Em proporção menos intensa, os preços dos demais produtos e serviços não controlados pelos governos, por suas agências e estatais apresentaram variação média ao redor de 0,28% em maio, frente a 0,16% um mês antes, na estimativa feita pela coluna com base em dados brutos do IBGE. Na medição de outras consultorias e bancos de investimento, os preços livres (quer dizer, em tese determinados livremente pelo mercado) saíram de uma variação de 0,28% em abril para 0,37% em maio, o que parece corroborar a tese sustentada pelo Banco Central (BC) e seu Comitê de Política Monetária (Copom) em defesa da alta dos juros básicos. Na versão da autoridade monetária, o aumento dos juros poderia ser justificada, a esta altura, como forma de conter “efeitos de segunda ordem” de pressões altistas reconhecidamente temporárias e concentradas em alguns setores da economia (alta dos preços dos alimentos, sob influência do mercado internacional, já parcialmente revertida; desvalorização do real frente ao dólar, encarecendo os produtos negociados lá fora pelo País, igualmente desacelerada; dentre outros focos). A ideia, neste caso, seria evitar que esses aumentos venham a “contaminar” os demais preços, gerando, aí sim, uma espiral inflacionária indesejável.

Balanço

  • O avanço dos preços livres, numa análise que toma como referência dados desagregados preparados pelo Banco Fator, parece ter sido influenciado mais fortemente pelo salto nos preços dos produtos negociados no exterior (os tais “tradables”, como os mercados preferem chamá-los). A inflação dos bens mais influenciados pelo mercado internacional saiu de 0,48% em abril para 0,99% no mês seguinte.

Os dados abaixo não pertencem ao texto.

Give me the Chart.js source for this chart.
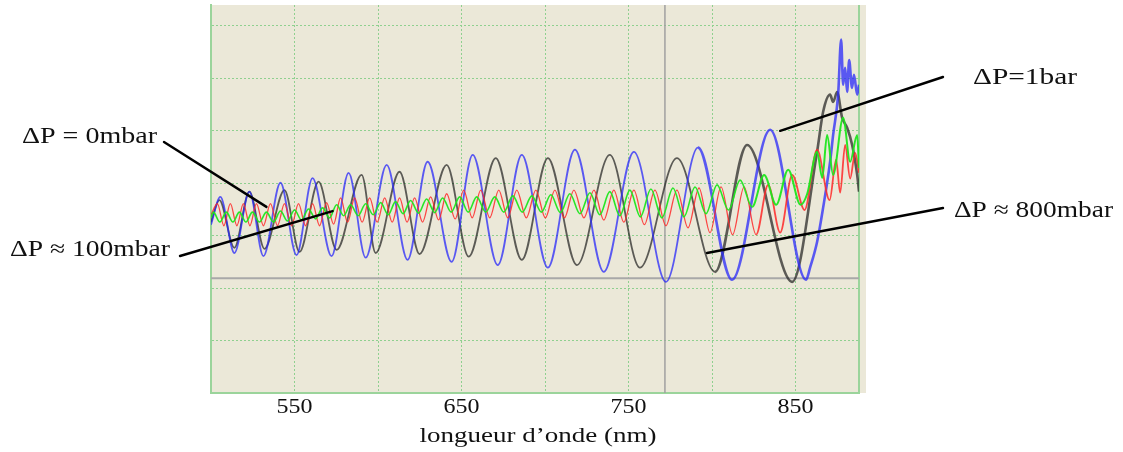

Na leitura do banco, os preços livres passaram a subir a uma taxa mensal de 0,37% em maio, o que se compara com elevação de 0,28% em abril.
  • Aqueles bens que não são exportados pelo País e nem importados (“non tradables”), na verdade, registraram preços virtualmente estabilizados em maio, num ligeiro recuo de 0,08% frente a abril, quando haviam subido 0,14%. Nos 12 meses terminados em maio, a “inflação” desses produtos ficou limitada a 2,33% (enquanto o IPCA “cheio” atingiu uma variação de 8,06%).
  • Com a demanda doméstica ainda enfraquecida e cambaleante, os custos médios dos serviços praticamente não registraram alta em abril, com variação muito modesta de 0,05%. E tiveram pequeno recuo em maio (-0,15%), acumulando uma variação de 1,75% em 12 meses, muito distante do aumento médio verificado para o restante dos preços na economia.
  • As taxas inflacionárias de fato estão rodando em níveis mais elevados neste ano, mesmo se descontados os índices muito baixos observados em 2020, quando foram mais severas as restrições à circulação de pessoas e ao funcionamento de bares, lanchonetes, restaurantes, hotéis, casas de shows e de eventos, entre outros serviços.
  • Um dos fatores por trás desse aumento dos índices inflacionários foi o dólar, que havia saltado 9,7% entre dezembro do ano passado e março deste ano, considerando a cotação média mensal do período. A cotação da moeda saiu de quase R$ 5,15 para R$ 5,65 no período. Desde abril, no entanto, o câmbio se acomodou e passou a cair, quer dizer, o real tornou-se mais “barato” na comparação com o dólar, que entrou em alta no mercado internacional. Na média, sua cotação aqui dentro já acumulava, até ontem, dia 10, uma queda de 10,0% em relação a março, com o dólar aproximando-se de R$ 5,08.
  • As dúvidas em relação às decisões recentes do BC, com a retomada do processo de alta dos juros básicos, estão relacionadas principalmente aos efeitos que essa elevação terá sobre o lado real da economia, especialmente sobre os custos do crédito de longo prazo, vale dizer, sobre os financiamentos contratados pelas empresas para colocarem de pé projetos de investimento. Adicionalmente, o aumento dos juros terá consequências sobre a situação fiscal do Tesouro, encarecendo sua dívida e gerando novas despesas financeiras.